◆ **WHAT YOU ARE ASKED TO DO**:
Your task is to reproduce, verbatim and without pictures, the lines from the opening of the listing through the line containing "(o3 |- 0,111);".
[Begin]
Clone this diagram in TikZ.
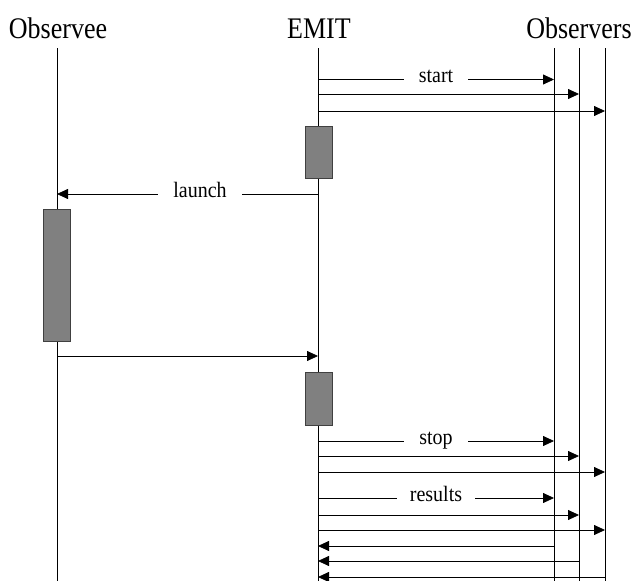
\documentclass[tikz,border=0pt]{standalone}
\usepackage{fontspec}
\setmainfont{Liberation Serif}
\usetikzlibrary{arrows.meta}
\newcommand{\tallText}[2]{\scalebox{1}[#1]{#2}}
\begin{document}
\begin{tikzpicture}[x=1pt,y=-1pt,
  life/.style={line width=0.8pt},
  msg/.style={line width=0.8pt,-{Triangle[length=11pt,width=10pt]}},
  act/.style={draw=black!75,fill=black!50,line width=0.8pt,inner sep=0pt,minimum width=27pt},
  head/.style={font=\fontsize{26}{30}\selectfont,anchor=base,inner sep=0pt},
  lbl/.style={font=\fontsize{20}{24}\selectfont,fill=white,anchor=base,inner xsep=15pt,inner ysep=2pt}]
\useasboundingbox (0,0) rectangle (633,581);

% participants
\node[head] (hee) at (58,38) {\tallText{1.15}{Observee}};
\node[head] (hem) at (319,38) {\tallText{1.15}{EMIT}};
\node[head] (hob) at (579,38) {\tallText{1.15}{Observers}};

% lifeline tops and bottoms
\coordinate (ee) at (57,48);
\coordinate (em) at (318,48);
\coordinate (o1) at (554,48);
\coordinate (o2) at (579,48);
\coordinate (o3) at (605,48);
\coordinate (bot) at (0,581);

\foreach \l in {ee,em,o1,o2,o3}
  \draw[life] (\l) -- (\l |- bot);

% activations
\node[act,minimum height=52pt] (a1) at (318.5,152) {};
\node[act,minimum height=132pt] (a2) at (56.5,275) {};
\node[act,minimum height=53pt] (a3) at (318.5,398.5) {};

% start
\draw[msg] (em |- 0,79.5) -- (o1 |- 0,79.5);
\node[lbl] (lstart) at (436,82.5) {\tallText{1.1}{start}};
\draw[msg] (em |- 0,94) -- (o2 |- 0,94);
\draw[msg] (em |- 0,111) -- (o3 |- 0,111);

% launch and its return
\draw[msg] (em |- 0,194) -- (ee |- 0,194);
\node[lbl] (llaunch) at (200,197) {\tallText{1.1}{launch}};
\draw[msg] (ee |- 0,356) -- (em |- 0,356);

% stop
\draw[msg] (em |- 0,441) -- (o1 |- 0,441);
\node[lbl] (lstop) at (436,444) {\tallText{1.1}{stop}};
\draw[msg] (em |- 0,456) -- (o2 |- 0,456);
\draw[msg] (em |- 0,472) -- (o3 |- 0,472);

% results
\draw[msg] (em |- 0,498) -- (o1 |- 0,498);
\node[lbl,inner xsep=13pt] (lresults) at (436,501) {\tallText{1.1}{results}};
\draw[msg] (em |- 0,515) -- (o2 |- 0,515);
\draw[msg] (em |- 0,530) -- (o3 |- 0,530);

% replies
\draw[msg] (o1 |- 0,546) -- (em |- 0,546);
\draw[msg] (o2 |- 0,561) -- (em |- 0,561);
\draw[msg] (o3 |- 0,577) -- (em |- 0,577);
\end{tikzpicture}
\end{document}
[End]
◆ **SOLUTION BELOW**:
Clone this diagram in TikZ.
\documentclass[tikz,border=0pt]{standalone}
\usepackage{fontspec}
\setmainfont{Liberation Serif}
\usetikzlibrary{arrows.meta}
\newcommand{\tallText}[2]{\scalebox{1}[#1]{#2}}
\begin{document}
\begin{tikzpicture}[x=1pt,y=-1pt,
  life/.style={line width=0.8pt},
  msg/.style={line width=0.8pt,-{Triangle[length=11pt,width=10pt]}},
  act/.style={draw=black!75,fill=black!50,line width=0.8pt,inner sep=0pt,minimum width=27pt},
  head/.style={font=\fontsize{26}{30}\selectfont,anchor=base,inner sep=0pt},
  lbl/.style={font=\fontsize{20}{24}\selectfont,fill=white,anchor=base,inner xsep=15pt,inner ysep=2pt}]
\useasboundingbox (0,0) rectangle (633,581);

% participants
\node[head] (hee) at (58,38) {\tallText{1.15}{Observee}};
\node[head] (hem) at (319,38) {\tallText{1.15}{EMIT}};
\node[head] (hob) at (579,38) {\tallText{1.15}{Observers}};

% lifeline tops and bottoms
\coordinate (ee) at (57,48);
\coordinate (em) at (318,48);
\coordinate (o1) at (554,48);
\coordinate (o2) at (579,48);
\coordinate (o3) at (605,48);
\coordinate (bot) at (0,581);

\foreach \l in {ee,em,o1,o2,o3}
  \draw[life] (\l) -- (\l |- bot);

% activations
\node[act,minimum height=52pt] (a1) at (318.5,152) {};
\node[act,minimum height=132pt] (a2) at (56.5,275) {};
\node[act,minimum height=53pt] (a3) at (318.5,398.5) {};

% start
\draw[msg] (em |- 0,79.5) -- (o1 |- 0,79.5);
\node[lbl] (lstart) at (436,82.5) {\tallText{1.1}{start}};
\draw[msg] (em |- 0,94) -- (o2 |- 0,94);
\draw[msg] (em |- 0,111) -- (o3 |- 0,111);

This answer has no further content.